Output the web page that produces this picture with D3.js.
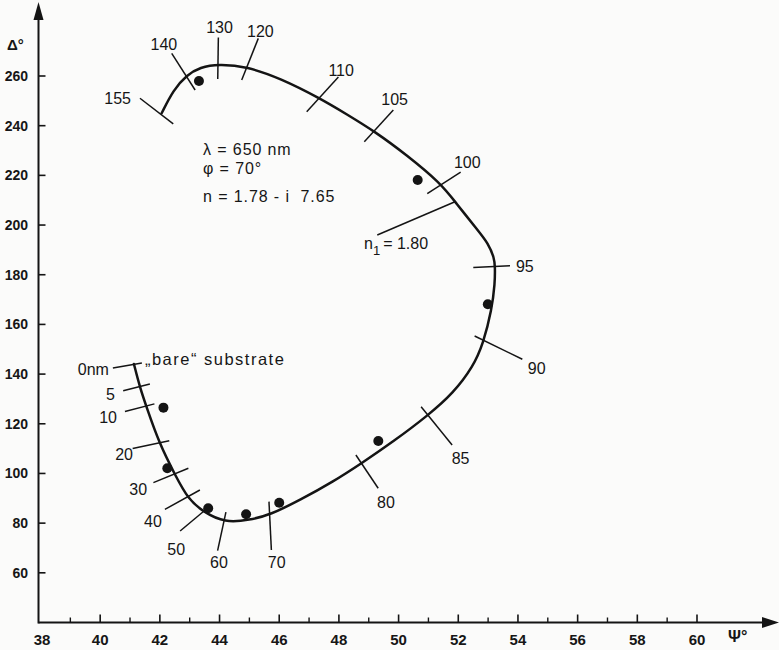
<!DOCTYPE html>
<html>
<head>
<meta charset="utf-8">
<script src="https://cdn.jsdelivr.net/npm/d3@7/dist/d3.min.js"></script>
<style>
  html, body { margin: 0; padding: 0; background: #fbfbfa; }
  svg { display: block; }
  text { fill: #161616; font-family: "Liberation Sans", Arial, sans-serif; }
  .axis-num { font-weight: bold; }
</style>
</head>
<body>
<svg id="chart" width="779" height="650"></svg>
<script>
// Ellipsometric trajectory: Psi / Delta (degrees) as film thickness grows from 0 to 155 nm
const curvePsi   = [41.13, 41.33, 41.55, 41.98, 42.51, 42.95, 43.46, 44.18, 45.02, 45.69, 46.70, 47.81, 48.76, 49.82, 51.00, 51.83, 52.50, 52.84, 53.12, 53.23, 53.23, 53.21, 52.99, 52.70, 51.89, 51.41, 50.27, 49.21, 48.26, 47.37, 46.03, 44.92, 43.96, 43.35, 42.90, 42.45, 42.06];
const curveDelta = [144.1, 134.7, 126.8, 112.1, 99.4, 89.6, 84.5, 80.1, 81.3, 83.3, 89.3, 96.7, 104.1, 112.8, 123.5, 132.3, 143.0, 152.4, 165.8, 176.6, 183.2, 186.7, 192.8, 197.2, 209.4, 216.8, 228.2, 237.6, 244.6, 251.0, 259.1, 263.8, 264.8, 263.5, 260.4, 254.4, 245.0];

// Thickness markers along the trajectory (nm)
const markerLabels = ["0nm", "5", "10", "20", "30", "40", "50", "60", "70", "80", "85", "90", "95", "100", "105", "110", "120", "130", "140", "155"];
const markerPsi    = [41.13, 41.33, 41.55, 41.98, 42.51, 42.95, 43.46, 44.18, 45.69, 48.76, 51.00, 52.84, 53.23, 51.41, 49.21, 47.37, 44.92, 43.96, 42.90, 42.06];
const markerDelta  = [144.1, 134.7, 126.8, 112.1, 99.4, 89.6, 84.5, 80.1, 83.3, 104.1, 123.5, 152.4, 183.2, 216.8, 237.6, 251.0, 263.8, 264.8, 260.4, 245.0];

// Measured values
const measuredPsi   = [43.31, 50.64, 52.99, 49.32, 46.00, 44.89, 43.62, 42.25, 42.12];
const measuredDelta = [258.0, 218.1, 168.1, 113.1, 88.2, 83.6, 86.0, 102.1, 126.5];

// Point where the film index reaches n1
const n1Psi = 51.89, n1Delta = 209.4;

// Axis ticks
const psiMajorTicks = [40, 42, 44, 46, 48, 50, 52, 54, 56, 58, 60];
const psiMinorTicks = [39, 41, 43, 45, 47, 49, 51, 53, 55, 57, 59];
const psiTickLabels = ["38", "40", "42", "44", "46", "48", "50", "52", "54", "56", "58", "60"];
const deltaTicks = [60, 80, 100, 120, 140, 160, 180, 200, 220, 240, 260];

// Tick-mark geometry around each marker: [x1, y1, x2, y2] in px relative to the curve point
const markerTickGeom = [
  [-21, 4, 8, -1], [-16.7, 3.4, 10, -3.3], [-21.5, 4.7, 8, -3], [-26.6, 5, 10, -2.6],
  [-21.7, 7.7, 13.3, -6.7], [-23.3, 10, 11.7, -9.3], [-23.3, 19, 3, -3], [1, -10.7, -7.3, 27.7],
  [-1, -13.3, 1.4, 35], [-5.7, -8.3, 16.6, 25], [-7.3, -8.3, 23.7, 30], [-8.7, -7.3, 39, 16],
  [-21.7, 0.6, 15, -1], [-13.4, 10.3, 20, -11.3], [-10.7, 10, 18.3, -21.7], [-13.4, 13.4, 18.3, -21.3],
  [-5.3, 13.5, 11.3, -28.2], [-0.6, 15, 0, -26.6], [-15, -21.7, 8.4, 15], [-21.7, -15, 11.6, 10.7]
];
// Label placement relative to the curve point: [dx, dy, anchor]
const markerLabelGeom = [
  [-25, 11, "end"], [-25, 12.7, "end"], [-29.5, 16, "end"], [-26.3, 16.7, "end"],
  [-28, 20, "end"], [-26.3, 27.7, "end"], [-18.3, 43, "end"], [-6, 45, "middle"],
  [6.7, 53, "middle"], [24.3, 44.7, "middle"], [32.2, 48.7, "middle"], [53.3, 31, "middle"],
  [21, 5.3, "start"], [13.3, -15, "start"], [6.3, -26.7, "start"], [8.3, -22.3, "start"],
  [0, -29.5, "start"], [1.2, -31.3, "middle"], [-22.8, -25, "middle"], [-30.7, -9.3, "end"]
];

const svg = d3.select("#chart");
const ink = "#141414";

const x = d3.scaleLinear().domain([38, 60]).range([40.5, 697]);
const y = d3.scaleLinear().domain([40, 260]).range([622.5, 76]);

const axisX0 = 38.5, axisY0 = y(40);

// ---- axes ----
const axes = svg.append("g").attr("stroke", ink).attr("fill", "none");
axes.append("line").attr("x1", axisX0).attr("x2", 766).attr("y1", axisY0).attr("y2", axisY0).attr("stroke-width", 2);
axes.append("line").attr("x1", axisX0).attr("x2", axisX0).attr("y1", axisY0 + 1).attr("y2", 12).attr("stroke-width", 2);
svg.append("path").attr("fill", ink)
  .attr("d", `M779,${axisY0} L762,${axisY0 - 5.5} L762,${axisY0 + 5.5} Z`);
svg.append("path").attr("fill", ink)
  .attr("d", `M${axisX0},2 L${axisX0 - 5},20 L${axisX0 + 5},20 Z`);

axes.selectAll(".xmaj").data(psiMajorTicks).enter().append("line")
  .attr("x1", d => x(d)).attr("x2", d => x(d))
  .attr("y1", axisY0).attr("y2", axisY0 - 8).attr("stroke-width", 1.6);
axes.selectAll(".xmin").data(psiMinorTicks).enter().append("line")
  .attr("x1", d => x(d)).attr("x2", d => x(d))
  .attr("y1", axisY0).attr("y2", axisY0 - 5).attr("stroke-width", 1.4);
axes.selectAll(".ytk").data(deltaTicks).enter().append("line")
  .attr("x1", axisX0).attr("x2", axisX0 + 7)
  .attr("y1", d => y(d)).attr("y2", d => y(d)).attr("stroke-width", 1.6);

svg.selectAll(".xlab").data(psiTickLabels).enter().append("text")
  .attr("class", "axis-num")
  .attr("x", d => x(+d) + (d === "38" ? 1.5 : 0)).attr("y", 645)
  .attr("text-anchor", "middle").attr("font-size", 15)
  .text(d => d);
svg.selectAll(".ylab").data(deltaTicks).enter().append("text")
  .attr("class", "axis-num")
  .attr("x", 28).attr("y", d => y(d) + 5)
  .attr("text-anchor", "end").attr("font-size", 14)
  .text(d => d);

svg.append("text").attr("class", "axis-num").attr("x", 7).attr("y", 50)
  .attr("font-size", 15).text("Δ°");
svg.append("text").attr("class", "axis-num").attr("x", 728).attr("y", 642)
  .attr("font-size", 16).text("Ψ°");

// ---- trajectory (smooth B-spline through the traced points) ----
const pts = curvePsi.map((p, i) => [x(p), y(curveDelta[i])]);
svg.append("path")
  .attr("d", d3.line().curve(d3.curveBasis)(pts))
  .attr("fill", "none").attr("stroke", ink).attr("stroke-width", 2.5)
  .attr("stroke-linejoin", "round").attr("stroke-linecap", "round");

// ---- thickness markers ----
const mk = svg.append("g");
markerLabels.forEach((lab, i) => {
  const cx = x(markerPsi[i]), cy = y(markerDelta[i]);
  const g = markerTickGeom[i];
  mk.append("line")
    .attr("x1", cx + g[0]).attr("y1", cy + g[1])
    .attr("x2", cx + g[2]).attr("y2", cy + g[3])
    .attr("stroke", ink).attr("stroke-width", 1.5);
  const l = markerLabelGeom[i];
  mk.append("text")
    .attr("x", cx + l[0]).attr("y", cy + l[1])
    .attr("text-anchor", l[2]).attr("font-size", 16)
    .text(lab);
});

// "bare" substrate note beside the 0 nm end
svg.append("text")
  .attr("x", x(markerPsi[0]) + 11).attr("y", y(markerDelta[0]) + 1)
  .attr("font-size", 16.5).attr("letter-spacing", 1.5)
  .text("„bare“ substrate");

// n1 leader and label
const n1x = x(n1Psi), n1y = y(n1Delta);
svg.append("line")
  .attr("x1", n1x).attr("y1", n1y).attr("x2", n1x - 77.7).attr("y2", n1y + 33.3)
  .attr("stroke", ink).attr("stroke-width", 1.5);
const n1t = svg.append("text").attr("x", n1x - 91).attr("y", n1y + 47.3).attr("font-size", 16);
n1t.append("tspan").text("n");
n1t.append("tspan").attr("dy", 6).attr("font-size", 13).text("1");
n1t.append("tspan").attr("dy", -6).attr("dx", 3).text("=  1.80");

// ---- measured points ----
svg.append("g").selectAll("circle").data(measuredPsi).enter().append("circle")
  .attr("cx", d => x(d)).attr("cy", (d, i) => y(measuredDelta[i]))
  .attr("r", 5).attr("fill", ink);

// ---- optical constants ----
const info = svg.append("g").attr("font-size", 16).attr("letter-spacing", 0.9);
info.append("text").attr("x", 203).attr("y", 155).text("λ = 650 nm");
info.append("text").attr("x", 203).attr("y", 174).text("φ = 70°");
info.append("text").attr("x", 203).attr("y", 202).attr("xml:space", "preserve").text("n = 1.78 - i  7.65");
</script>
</body>
</html>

-- Task objective --
Begin at the top of the material above and output each line exactly, stopping after the line that holds "260.4, 254.4, 245.0];". Leave out pictures.

-- Exercise output --
Output the web page that produces this picture with D3.js.
<!DOCTYPE html>
<html>
<head>
<meta charset="utf-8">
<script src="https://cdn.jsdelivr.net/npm/d3@7/dist/d3.min.js"></script>
<style>
  html, body { margin: 0; padding: 0; background: #fbfbfa; }
  svg { display: block; }
  text { fill: #161616; font-family: "Liberation Sans", Arial, sans-serif; }
  .axis-num { font-weight: bold; }
</style>
</head>
<body>
<svg id="chart" width="779" height="650"></svg>
<script>
// Ellipsometric trajectory: Psi / Delta (degrees) as film thickness grows from 0 to 155 nm
const curvePsi   = [41.13, 41.33, 41.55, 41.98, 42.51, 42.95, 43.46, 44.18, 45.02, 45.69, 46.70, 47.81, 48.76, 49.82, 51.00, 51.83, 52.50, 52.84, 53.12, 53.23, 53.23, 53.21, 52.99, 52.70, 51.89, 51.41, 50.27, 49.21, 48.26, 47.37, 46.03, 44.92, 43.96, 43.35, 42.90, 42.45, 42.06];
const curveDelta = [144.1, 134.7, 126.8, 112.1, 99.4, 89.6, 84.5, 80.1, 81.3, 83.3, 89.3, 96.7, 104.1, 112.8, 123.5, 132.3, 143.0, 152.4, 165.8, 176.6, 183.2, 186.7, 192.8, 197.2, 209.4, 216.8, 228.2, 237.6, 244.6, 251.0, 259.1, 263.8, 264.8, 263.5, 260.4, 254.4, 245.0];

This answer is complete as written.